Indiana Pacers All-Star Paul George has been in the news quite a bit of late, explaining away why he’s unlikely to flee an up and coming Pacers team for his hometown Los Angeles Lakers next summer. George will be a restricted free agent next year, one the Pacers will likely match at all costs (that’s assuming they don’t sign him to an extension prior to that), and it’s still unclear if the Lakers (stuck with cap holds and Kobe Bryant’s reported refusal to take a pay cut) will have enough space under the cap to make a move possible.

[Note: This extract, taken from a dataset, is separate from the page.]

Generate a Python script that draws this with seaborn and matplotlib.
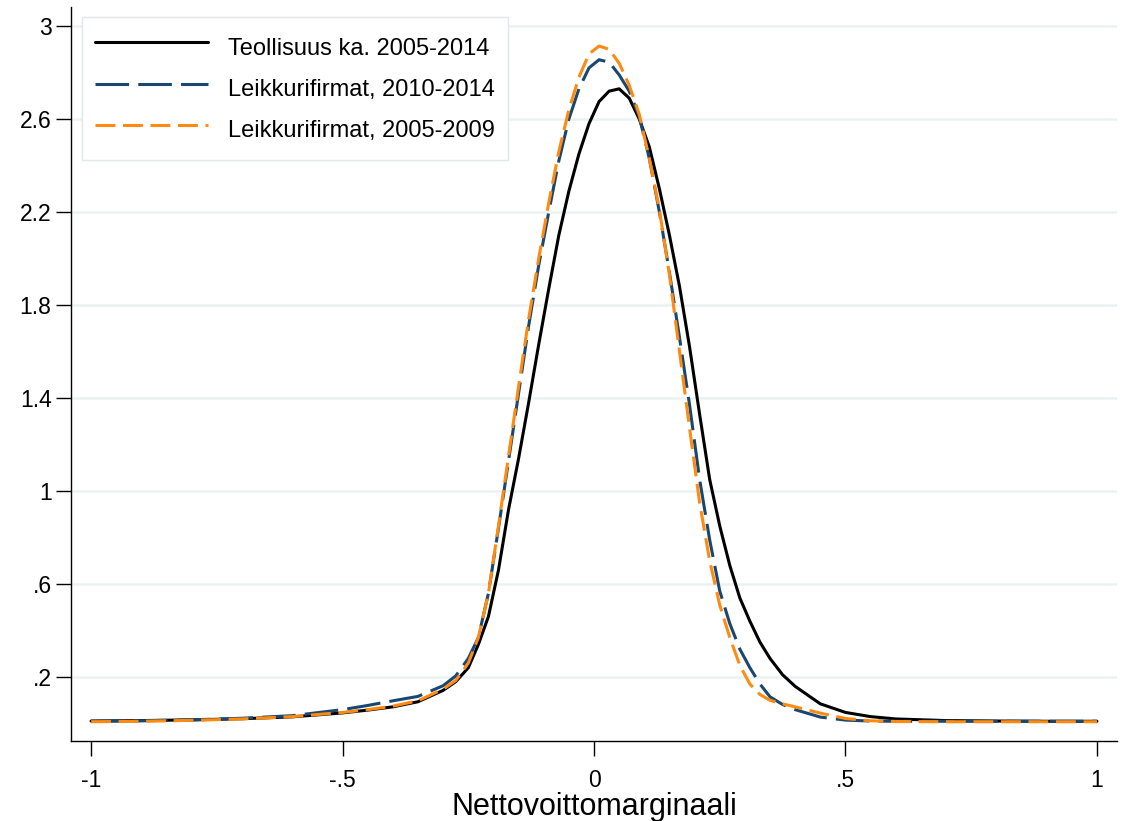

So, not much of a story, there. What should be a story is Indiana Pacers president Larry Bird shooting basketballs. Because nothing is better than watching Larry Bird shoot a basketball. From Nima Zarrabi at SLAM Online:
SLAM: I believe you had talked about seeing Larry shoot in the gym.
PG: He picked a ball up that had rolled over. He rolled up his sleeves and made about 15 in a row and just walked out like nothing just happened. It was the craziest thing I’ve seen.
SLAM: How did you and the rest of the team react?
PG: We were speechless. We didn’t know whether to keep shooting or just to end practice. It was sweet, man.
Not unlike Julius Erving … still got it.
I don’t recall who said it, and it’s possible that this is an apocryphal story, but I remember hearing about a sportswriter that, upon watching Bird practice and swish jumper after jumper in the hours before a game, tell a passerby that it was “like watching a fish practice swimming.”
[Related: Is Paul George to the Lakers inevitable?]
An apt line. And yes, you’re allowed to end practice to watch Larry Bird keep shooting a basketball. Outside of the fish/swimming analogy, I can’t really think of any other proper comparisons. It’s not quite like watching B.B. King utilize vibrato, because there are a lot of great guitar players out there. It’s not quite like watching Lauren Hutton strut down a runway, because there are a lot of beautiful women out there. Lots of people can paint some pretty, pretty pictures. Many great books have been written by thousands of brilliant authors. Sliced bread has already been invented.
Larry Bird … shooting a basketball? That’s on another level. You should always call off practice if it results in a chance to watch the Legend work on his stroke.